Taxes, New Hampshire, and New York

Two weeks ago, I talked about the difficulties Vermont has been having with its system of funding education. Although the Green Mountain State is no stranger to broad-based taxes, a group of cities and towns still alleged the system was unfair, and required greater reliance on the sales or income tax.

Now, let's take a look at another state with an income and a sales tax, New York. Do they have an equitable system of funding education? Are their property tax bills low? It seems not:

Everybody has a plan because everybody has a complaint. Eat a burger at a barbecue and someone asks if your taxes have gone up and is there any end in sight...In New York, that heavy reliance on property taxes is about $19 billion, or 43 percent of what we spend on schools. But the education department reports that "a student's access to educational resources depends in large part on where he or she lives, raising serious concerns about the equity of student opportunities."

I think the emotion this New Hampshire resident is feeling right now is called Schadenfreude. But am I wrong to feel it? I don't think so.

2 Comments:

Blogger Pascals Bookie said...

Schadenfreude, for anyone who both didn't know its meaning, and didn't bother to check the link, means "Shameful joy."

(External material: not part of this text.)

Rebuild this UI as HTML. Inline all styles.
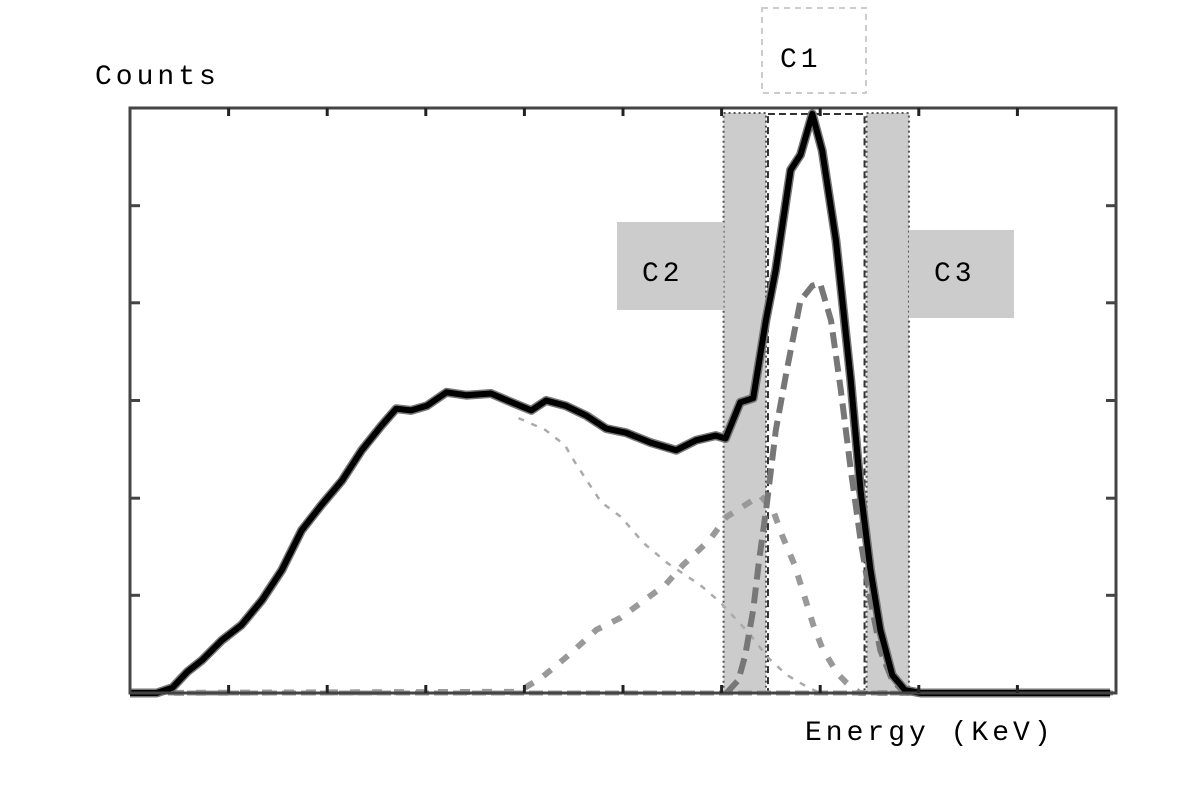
<!DOCTYPE html>
<html><head><meta charset="utf-8"><style>
html,body{margin:0;padding:0;background:#fff;}
svg{display:block;}
text{font-family:"Liberation Mono","DejaVu Sans Mono",monospace;fill:#000;letter-spacing:4px;}
</style></head><body>
<svg id="chart" width="1179" height="796" viewBox="0 0 1179 796" xmlns="http://www.w3.org/2000/svg">
<g id="regions"></g>
<g id="series"></g>
<g id="axes"></g>
<rect x="762" y="8" width="104" height="85" fill="none" stroke="#ccc" stroke-width="2" stroke-dasharray="6,5"/>
<text x="780" y="67" font-size="28">C1</text>
<text x="642" y="281" font-size="28">C2</text>
<text x="934" y="281" font-size="28">C3</text>
<text x="95" y="84" font-size="28">Counts</text>
<text x="805" y="740" font-size="28">Energy (KeV)</text>
</svg>
<script>
const xTicks=[10,20,30,40,50,60,70,80,90];
const yTicks=[16.7,33.3,50,66.7,83.3];
const totalX=[0,2.7,4.3,5.8,7.3,9.3,11.3,13.4,15.4,17.4,19.4,21.5,23.5,25.5,27.0,28.5,30.1,32.1,34.1,36.6,38.7,40.7,42.2,44.2,46.3,48.3,50.3,52.8,55.4,57.4,59.4,60.4,61.9,63.2,64.5,65.5,67.0,68.0,69.2,70.2,71.6,73.1,74.1,75.1,76.1,77.3,78.6,80.2,99.4];
const totalY=[0,0,0.9,3.6,5.6,9.0,11.6,15.9,21.0,27.8,32.1,36.3,41.5,45.7,48.6,48.3,49.1,51.4,50.9,51.2,49.7,48.3,50.0,49.1,47.4,45.2,44.5,42.8,41.5,43.2,44.0,43.5,49.7,50.4,63.8,72.4,89.4,92.0,99.0,92.7,77.3,53.4,34.6,21.0,10.8,3.1,0.5,0,0];
const comptonX=[39.4,42.1,44.1,45.1,46.5,47.8,49.8,52.1,54.5,57.8,59.8,62.9,64.6,66.6,68.7,70.0];
const comptonY=[47.0,45.0,42.4,39.5,35.9,32.6,30.1,25.6,22.2,18.5,15.6,10.0,6.2,3.1,1.0,0];
const peak2X=[0,39.4,41.8,44.5,47.3,49.7,52.2,54.3,56.1,58.8,60.5,63.2,63.9,65.2,66.2,67.4,68.3,69.3,70.2,71.7,72.7,74.0,100];
const peak2Y=[0,0.2,2.7,6.5,10.8,12.8,15.9,18.5,21.9,26.2,30.1,33.0,33.8,31.3,26.7,21.9,17.1,11.6,7.7,3.4,1.7,0,0];
const peak1X=[60.5,61.7,62.4,63.2,63.8,64.5,65.5,66.6,68.0,69.2,70.0,71.1,72.1,73.1,74.1,75.1,76.1,77.3,78.6];
const peak1Y=[0,2.2,6.5,14.2,22.7,31.2,44.9,55.1,67.1,69.6,70.0,63.7,51.7,38.1,26.1,15.9,7.3,2.2,0];
const regionC2=[60.2,64.5];
const regionC1=[64.5,74.7];
const regionC3=[74.7,79.0];

const L=130,R=1116,T=108,B=693;
const sx=v=>L+(v/100)*(R-L);
const sy=v=>B-(v/100)*(B-T);
const NS="http://www.w3.org/2000/svg";
function mk(tag,parent,attrs){const e=document.createElementNS(NS,tag);for(const k in attrs)e.setAttribute(k,attrs[k]);parent.appendChild(e);return e;}
const reg=document.getElementById('regions'),ser=document.getElementById('series'),ax=document.getElementById('axes');
let r=mk('rect',reg,{x:sx(regionC2[0]),y:113,width:sx(regionC2[1])-sx(regionC2[0]),height:B-113,fill:'#cccccc',stroke:'#555','stroke-width':2,'stroke-dasharray':'2,3'});


r=mk('rect',reg,{x:617,y:222,width:sx(regionC2[0])-617,height:88,fill:'#cccccc'});


r=mk('rect',reg,{x:sx(regionC3[0]),y:113,width:sx(regionC3[1])-sx(regionC3[0]),height:B-113,fill:'#cccccc',stroke:'#555','stroke-width':2,'stroke-dasharray':'2,3'});


r=mk('rect',reg,{x:sx(regionC3[1]),y:230,width:1014-sx(regionC3[1]),height:88,fill:'#cccccc'});


r=mk('rect',reg,{x:sx(regionC1[0])+2,y:114,width:sx(regionC1[1])-sx(regionC1[0])-4,height:B-114,fill:'#fff',stroke:'#333','stroke-width':2,'stroke-dasharray':'7,4'});


function path(xs,ys){return xs.map((x,i)=>(i?'L':'M')+sx(x).toFixed(1)+','+sy(ys[i]).toFixed(1)).join('');}
let p=mk('path',ser,{d:'M'+L+','+B+'L'+R+','+B,stroke:'#999','stroke-width':5,fill:'none','stroke-dasharray':'14,5'});


p=mk('path',ser,{d:path(comptonX,comptonY),stroke:'#aaa','stroke-width':2.5,fill:'none','stroke-dasharray':'6,8'});


p=mk('path',ser,{d:path(peak2X,peak2Y),stroke:'#999','stroke-width':6,fill:'none','stroke-dasharray':'10,12'});


p=mk('path',ser,{d:path(peak1X,peak1Y),stroke:'#777','stroke-width':6,fill:'none','stroke-dasharray':'16,8'});


p=mk('path',ser,{d:path(totalX,totalY),stroke:'#777','stroke-width':9,fill:'none','stroke-linejoin':'round'});


p=mk('path',ser,{d:path(totalX,totalY),stroke:'#000','stroke-width':6,fill:'none','stroke-linejoin':'round'});


let f=mk('rect',ax,{x:L,y:T,width:R-L,height:B-T,fill:'none',stroke:'#444','stroke-width':3});


xTicks.forEach(t=>{
  let a=mk('line',ax,{x1:sx(t),x2:sx(t),y1:T,y2:T+8,stroke:'#222','stroke-width':3});
  
  
  let b=mk('line',ax,{x1:sx(t),x2:sx(t),y1:B,y2:B-8,stroke:'#222','stroke-width':3});
  
  
});
yTicks.forEach(t=>{
  let a=mk('line',ax,{x1:L,x2:L+10,y1:sy(t),y2:sy(t),stroke:'#444','stroke-width':3});
  
  
  let b=mk('line',ax,{x1:R,x2:R-10,y1:sy(t),y2:sy(t),stroke:'#444','stroke-width':3});
  
  
});
</script>
</body></html>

I live in New York City, which provides just about the entirety of the tax money that the rest of the state runs on, but not the local taxes. Because of this, NYC schools have barely enough money to provide buildings in which to hold their student, and no money to provide the rest of the essentials. They're prisons for children. They're horrible. And it's been going on for so long that anybody with even a little bit of money sends their kids to any private school that they can afford, and the churches put up any money that they can spend for the children of their congregations to attend their parochial schools, and even that got so bad that the Catholic diocese had to close down half their schools a couple years ago.

The schools are awful, and because they've been so bad for so long, they've only gotten worse, and the rich population of the city has no interest in seeing them improve. It's so bad that when Cynthia Nixon sent her child to public school as a sign of solidarity, it made front-page headlines. Children go to school in prisons, learn nothing, almost none of them go to college, because they haven't been trained well enough to get in, and have never been taught that it's a worthwhile option, they drop out in astonishing numbers, and they join gangs because that's they only way for them to earn any money or respect.

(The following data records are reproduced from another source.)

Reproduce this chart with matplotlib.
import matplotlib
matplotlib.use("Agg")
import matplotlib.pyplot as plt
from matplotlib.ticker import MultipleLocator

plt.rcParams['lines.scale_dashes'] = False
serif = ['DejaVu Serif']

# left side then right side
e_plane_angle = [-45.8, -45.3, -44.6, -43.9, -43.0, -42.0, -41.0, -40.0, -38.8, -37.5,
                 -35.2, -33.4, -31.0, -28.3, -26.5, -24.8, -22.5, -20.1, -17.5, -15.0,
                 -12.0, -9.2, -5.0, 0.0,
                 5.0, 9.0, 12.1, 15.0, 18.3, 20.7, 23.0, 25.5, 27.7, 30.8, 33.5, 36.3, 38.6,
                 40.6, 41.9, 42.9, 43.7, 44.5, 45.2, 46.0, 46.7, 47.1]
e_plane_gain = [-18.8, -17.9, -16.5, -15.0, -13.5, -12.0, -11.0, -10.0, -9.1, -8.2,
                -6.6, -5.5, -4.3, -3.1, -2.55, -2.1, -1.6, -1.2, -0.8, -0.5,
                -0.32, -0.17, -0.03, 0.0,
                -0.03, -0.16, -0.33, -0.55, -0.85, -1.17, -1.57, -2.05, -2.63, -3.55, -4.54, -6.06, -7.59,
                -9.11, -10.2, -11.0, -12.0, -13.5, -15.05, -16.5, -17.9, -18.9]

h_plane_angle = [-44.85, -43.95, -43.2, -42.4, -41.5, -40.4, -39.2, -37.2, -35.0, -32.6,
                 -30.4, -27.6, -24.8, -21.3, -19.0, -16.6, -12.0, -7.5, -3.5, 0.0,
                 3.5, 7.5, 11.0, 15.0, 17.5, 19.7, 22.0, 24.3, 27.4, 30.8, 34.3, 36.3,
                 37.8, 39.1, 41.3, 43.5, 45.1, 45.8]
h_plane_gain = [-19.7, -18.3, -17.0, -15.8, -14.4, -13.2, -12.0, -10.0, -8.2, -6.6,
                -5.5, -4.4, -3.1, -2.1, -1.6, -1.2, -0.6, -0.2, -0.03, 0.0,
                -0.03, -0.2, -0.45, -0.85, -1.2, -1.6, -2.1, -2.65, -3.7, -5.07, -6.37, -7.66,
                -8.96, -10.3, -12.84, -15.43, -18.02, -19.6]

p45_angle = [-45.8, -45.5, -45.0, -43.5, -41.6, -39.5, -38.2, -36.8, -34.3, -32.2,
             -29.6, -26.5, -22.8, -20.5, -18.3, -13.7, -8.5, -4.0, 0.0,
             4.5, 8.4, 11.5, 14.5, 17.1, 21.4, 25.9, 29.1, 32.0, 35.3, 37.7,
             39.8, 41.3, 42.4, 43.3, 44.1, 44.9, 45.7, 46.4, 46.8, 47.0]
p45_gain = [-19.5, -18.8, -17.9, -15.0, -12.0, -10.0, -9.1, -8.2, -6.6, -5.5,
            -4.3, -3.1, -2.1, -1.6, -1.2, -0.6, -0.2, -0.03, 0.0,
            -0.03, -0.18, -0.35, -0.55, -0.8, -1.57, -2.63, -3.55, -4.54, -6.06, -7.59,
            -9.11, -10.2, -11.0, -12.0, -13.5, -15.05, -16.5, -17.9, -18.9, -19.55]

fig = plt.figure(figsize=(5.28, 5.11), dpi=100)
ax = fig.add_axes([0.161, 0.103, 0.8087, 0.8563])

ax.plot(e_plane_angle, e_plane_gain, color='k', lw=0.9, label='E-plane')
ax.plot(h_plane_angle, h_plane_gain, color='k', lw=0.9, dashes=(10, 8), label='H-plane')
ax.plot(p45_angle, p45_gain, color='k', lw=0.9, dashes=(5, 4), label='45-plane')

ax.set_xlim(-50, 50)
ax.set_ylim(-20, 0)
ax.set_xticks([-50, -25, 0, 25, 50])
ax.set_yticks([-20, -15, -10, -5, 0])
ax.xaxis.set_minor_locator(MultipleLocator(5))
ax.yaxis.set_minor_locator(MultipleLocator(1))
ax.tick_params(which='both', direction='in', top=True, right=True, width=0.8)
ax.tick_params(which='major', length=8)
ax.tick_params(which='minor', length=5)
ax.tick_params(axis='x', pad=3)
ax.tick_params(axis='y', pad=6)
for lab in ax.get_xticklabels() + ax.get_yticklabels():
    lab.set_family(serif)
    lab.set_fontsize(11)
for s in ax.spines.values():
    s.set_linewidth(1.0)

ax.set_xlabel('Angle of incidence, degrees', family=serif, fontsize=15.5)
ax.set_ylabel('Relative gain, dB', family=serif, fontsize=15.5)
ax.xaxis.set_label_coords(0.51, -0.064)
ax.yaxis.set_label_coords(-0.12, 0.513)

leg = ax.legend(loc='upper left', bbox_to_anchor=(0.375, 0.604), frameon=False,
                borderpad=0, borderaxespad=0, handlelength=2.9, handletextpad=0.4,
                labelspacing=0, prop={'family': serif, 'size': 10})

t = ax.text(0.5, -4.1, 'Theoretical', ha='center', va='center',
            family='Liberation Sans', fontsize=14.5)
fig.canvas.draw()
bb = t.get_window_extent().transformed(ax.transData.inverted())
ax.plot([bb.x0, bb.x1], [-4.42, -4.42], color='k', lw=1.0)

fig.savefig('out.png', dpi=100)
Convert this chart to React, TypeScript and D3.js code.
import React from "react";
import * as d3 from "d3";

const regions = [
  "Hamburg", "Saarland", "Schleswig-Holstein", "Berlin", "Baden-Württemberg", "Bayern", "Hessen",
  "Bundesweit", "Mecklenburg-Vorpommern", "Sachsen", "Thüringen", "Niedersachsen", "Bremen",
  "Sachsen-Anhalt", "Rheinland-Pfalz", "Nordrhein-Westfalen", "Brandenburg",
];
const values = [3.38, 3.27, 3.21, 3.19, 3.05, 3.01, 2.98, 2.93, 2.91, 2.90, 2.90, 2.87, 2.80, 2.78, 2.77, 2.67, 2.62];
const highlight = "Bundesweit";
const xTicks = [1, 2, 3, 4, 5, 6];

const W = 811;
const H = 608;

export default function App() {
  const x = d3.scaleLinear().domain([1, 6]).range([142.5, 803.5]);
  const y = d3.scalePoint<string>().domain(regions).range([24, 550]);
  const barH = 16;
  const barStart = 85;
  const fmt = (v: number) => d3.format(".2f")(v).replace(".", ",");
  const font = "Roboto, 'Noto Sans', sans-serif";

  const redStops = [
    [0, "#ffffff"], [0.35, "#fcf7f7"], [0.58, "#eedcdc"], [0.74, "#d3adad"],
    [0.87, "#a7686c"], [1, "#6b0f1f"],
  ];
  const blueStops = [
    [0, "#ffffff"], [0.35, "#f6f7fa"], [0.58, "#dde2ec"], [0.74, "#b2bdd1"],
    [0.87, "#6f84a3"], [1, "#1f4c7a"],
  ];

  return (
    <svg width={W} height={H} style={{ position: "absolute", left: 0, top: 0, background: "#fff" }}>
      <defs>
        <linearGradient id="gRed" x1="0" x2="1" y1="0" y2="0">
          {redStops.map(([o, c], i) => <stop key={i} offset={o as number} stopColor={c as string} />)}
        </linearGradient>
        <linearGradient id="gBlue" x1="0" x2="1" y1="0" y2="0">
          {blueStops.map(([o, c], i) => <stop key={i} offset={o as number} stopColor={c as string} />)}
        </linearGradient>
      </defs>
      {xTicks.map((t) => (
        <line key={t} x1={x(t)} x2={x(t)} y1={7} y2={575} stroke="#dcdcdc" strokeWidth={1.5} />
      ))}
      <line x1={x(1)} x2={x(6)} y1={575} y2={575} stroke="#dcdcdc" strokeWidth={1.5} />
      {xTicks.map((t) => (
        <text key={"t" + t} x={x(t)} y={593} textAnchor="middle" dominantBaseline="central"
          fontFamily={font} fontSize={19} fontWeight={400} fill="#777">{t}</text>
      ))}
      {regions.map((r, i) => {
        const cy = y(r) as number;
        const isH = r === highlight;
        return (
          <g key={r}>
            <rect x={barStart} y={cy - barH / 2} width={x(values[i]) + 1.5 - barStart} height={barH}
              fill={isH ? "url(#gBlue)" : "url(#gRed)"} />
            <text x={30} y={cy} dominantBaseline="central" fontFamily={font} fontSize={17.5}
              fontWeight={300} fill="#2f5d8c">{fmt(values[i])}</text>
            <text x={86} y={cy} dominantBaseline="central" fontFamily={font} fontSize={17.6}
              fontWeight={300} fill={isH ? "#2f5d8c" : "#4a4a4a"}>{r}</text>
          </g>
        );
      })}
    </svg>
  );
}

So, two things. One, taxes aren't everything. You also need a populace that cares enough about public education to actually change it for the better. The education budget should be mandated as only coming from state funds, if not federal funds. As long as children refuse to choose who they are born to, we can't with good conscience keep up a system wherein their educational quality is based on their neighborhood.

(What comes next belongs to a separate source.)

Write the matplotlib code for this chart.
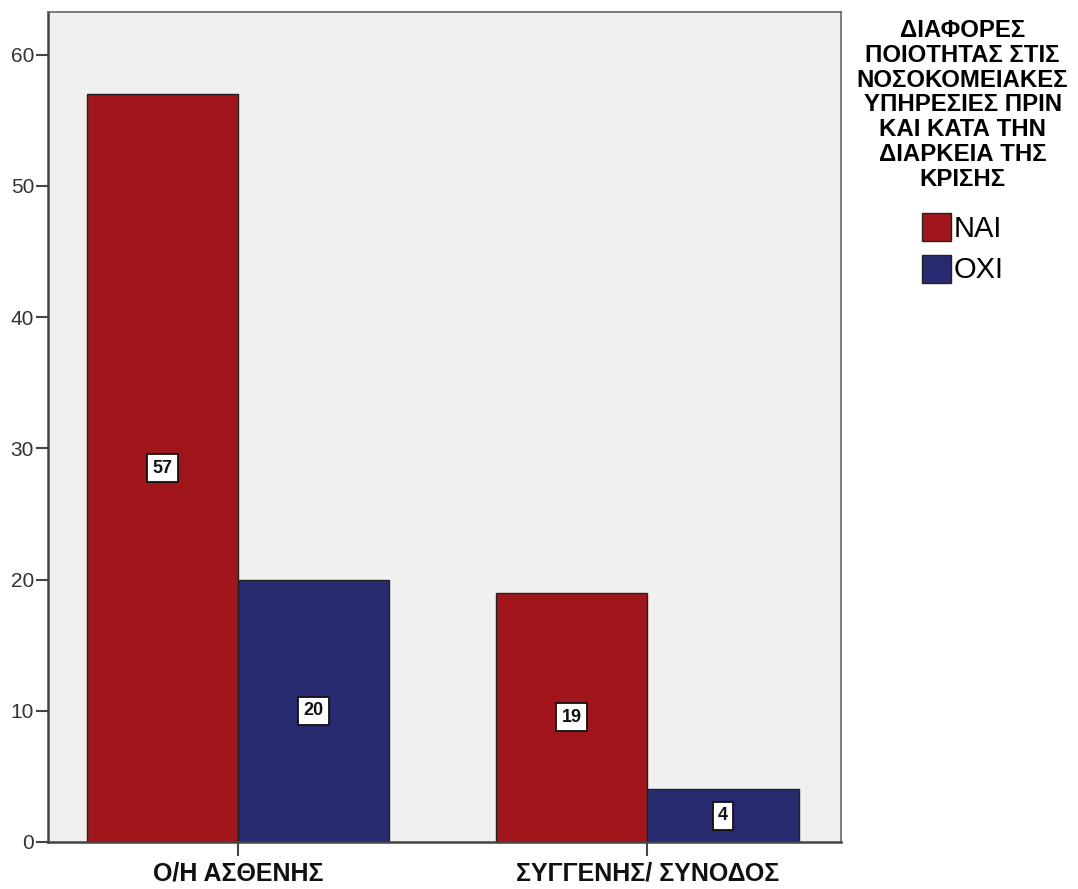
import matplotlib
matplotlib.use("Agg")
import matplotlib.pyplot as plt
from matplotlib.patches import Patch
import numpy as np

plt.rcParams['font.family'] = ['Liberation Sans', 'DejaVu Sans']

categories = ["Ο/Η ΑΣΘΕΝΗΣ", "ΣΥΓΓΕΝΗΣ/ ΣΥΝΟΔΟΣ"]
series_names = ["ΝΑΙ", "ΟΧΙ"]
nai_values = [57, 19]
oxi_values = [20, 4]
y_ticks = [0, 10, 20, 30, 40, 50, 60]
legend_title = "ΔΙΑΦΟΡΕΣ\nΠΟΙΟΤΗΤΑΣ ΣΤΙΣ\nΝΟΣΟΚΟΜΕΙΑΚΕΣ\nΥΠΗΡΕΣΙΕΣ ΠΡΙΝ\nΚΑΙ ΚΑΤΑ ΤΗΝ\nΔΙΑΡΚΕΙΑ ΤΗΣ\nΚΡΙΣΗΣ"

red = "#A0161A"
blue = "#272A6F"

fig = plt.figure(figsize=(10.78, 8.89), dpi=100)
ax = fig.add_axes([0.0445, 0.0529, 0.7356, 0.9336])
ax.set_facecolor("#F0F0F0")

x = np.arange(len(categories))
w = 0.369
bars_nai = ax.bar(x - w / 2, nai_values, w, color=red, edgecolor="#222222", linewidth=1.0)
bars_oxi = ax.bar(x + w / 2, oxi_values, w, color=blue, edgecolor="#222222", linewidth=1.0)

# value labels in white boxes at the middle of each bar
for bars, vals in ((bars_nai, nai_values), (bars_oxi, oxi_values)):
    for b, v in zip(bars, vals):
        ax.text(b.get_x() + b.get_width() / 2, v / 2, str(v), ha="center", va="center",
                fontsize=13, fontweight="bold", color="#111111",
                bbox=dict(boxstyle="square,pad=0.3", facecolor="white", edgecolor="#111111", linewidth=1.3))

ax.set_xlim(-0.464, 1.4725)
ax.set_ylim(0, 63.26)
ax.set_yticks(y_ticks)
ax.set_yticklabels([str(t) for t in y_ticks], fontsize=15, color="#333333")
ax.set_xticks(x)
ax.set_xticklabels(categories, fontsize=18, fontweight="bold", color="#111111")
ax.tick_params(axis="y", length=9, width=1.5, color="#444444", pad=1)
ax.tick_params(axis="x", length=10, width=1.5, color="#444444", pad=4)

for side in ("left", "bottom"):
    ax.spines[side].set_color("#444444")
    ax.spines[side].set_linewidth(1.8)
for side in ("top", "right"):
    ax.spines[side].set_color("#666666")
    ax.spines[side].set_linewidth(1.2)

handles = [Patch(facecolor=red, edgecolor="#222222", linewidth=1.0),
           Patch(facecolor=blue, edgecolor="#222222", linewidth=1.0)]
leg = fig.legend(handles, series_names, loc="upper center", bbox_to_anchor=(0.893, 1.0),
                 frameon=False, title=legend_title, fontsize=21,
                 title_fontproperties={"size": 17.3, "weight": "bold"},
                 handlelength=1.0, handleheight=1.1, handletextpad=0.1, labelspacing=0.4,
                 borderpad=0.15)
leg.get_title().set_multialignment("center")
leg.get_title().set_linespacing(1.1)
leg._legend_box.sep = 16

fig.savefig("out.png", dpi=100, facecolor="white")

Secondly, I know that you know all of this, so where does the "joy" come from in the "shame"?

23 October, 2006 01:19  
Blogger Joshua said...

The "joy" comes from the "I told you so" factor.

You see, those in New Hampshire who favor broad-based taxes love to tell us that, once we switch from the villainous property tax to the virtuous income tax, every inequality ever will be solved!

We in New Hampshire who are against broad-based taxes think differently. We say that, if you add more taxes, all you're really doing is creating more revenue for the Legislature to divy up. And that means more opportunities for corruption. In the end, problems aren't really solved. As a matter of fact, they may be made worse. So, I'm chuckling that yet another state has taxed themselves into economic stagnation and corruption. I know I shouldn't, thus schadenfreude.

Now, as for your specific point:

"Because of this, NYC schools have barely enough money to provide buildings in which to hold their student, and no money to provide the rest of the essentials."

I was curious about this, so I looked up the NYC Department of Education budget (you can too - it's right here).

The most recent figures available, which appear to be the '03-'04 school year, show a total budget of $14.6 BILLION. When narrowed down to what the department terms 'direct services,' the figure was $12.1 billion. The per student amount was $11,172.

In addition, take a gander at this related link. It shows that New York state has incredibly high per pupil spending, and about half of that comes from state sources. Both city and state are spending a great deal of money on education, it turns out. It also turns out that broad-based funding accounts for a great deal of it. They're just not spending it correctly. Which is exactly my point.